If I have a mate-score I use a default average difference of 50.

I have not tried to measure any elo-effect by this.
But it looks fine when I watch dabbaba play matches.

PS. Sorry for returning to the subject in this thread :wink:
How do you know "the moves scores in average" that you compare to the score of the first move??? Static eval?
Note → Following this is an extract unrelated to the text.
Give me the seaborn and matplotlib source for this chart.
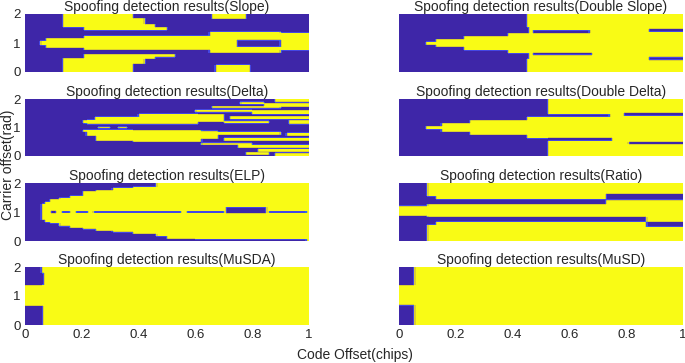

Root move ordering only?
JBNielsen
Posts: 267
Joined: Thu Jul 07, 2011 10:31 pm
Location: Denmark

Re: obvious/easy move - final results

Post by JBNielsen »

bob wrote:
JBNielsen wrote:I have made my own version of play-easy-moves-fast.

I simply calculate how much the moves scores in average differs from the score of the best move.

To spice things up I have added these rules for each move:
1) if the difference is more than 75 I add 100 to the difference
2) if the difference is more than 25 I add 25 to the difference

If the total difference is more than 500 the difference is restricted to 500.

This will result in an average difference between 0 and 500.
And this allows my engine to end its calculation when 90% or 10% (gradually) of the time for the move is used.

I do not look at the result of previous iterations, but I only use this play-easy-moves-fast gradually the first iterations.

If I have a mate-score I use a default average difference of 50.

I have not tried to measure any elo-effect by this.
But it looks fine when I watch dabbaba play matches.

PS. Sorry for returning to the subject in this thread :wink:
How do you know "the moves scores in average" that you compare to the score of the first move??? Static eval? Root move ordering only?
As I wrote in an earlier post here ( http://www.talkchess.com/forum/viewtop ... 5&t=46605 )
My engine is probably not written the standard way. I started it 18 years ago based on what I had read and my intuition and logic.
When a white move at the root is refused by a given black move, I store the score for the move that gave the cuf-off.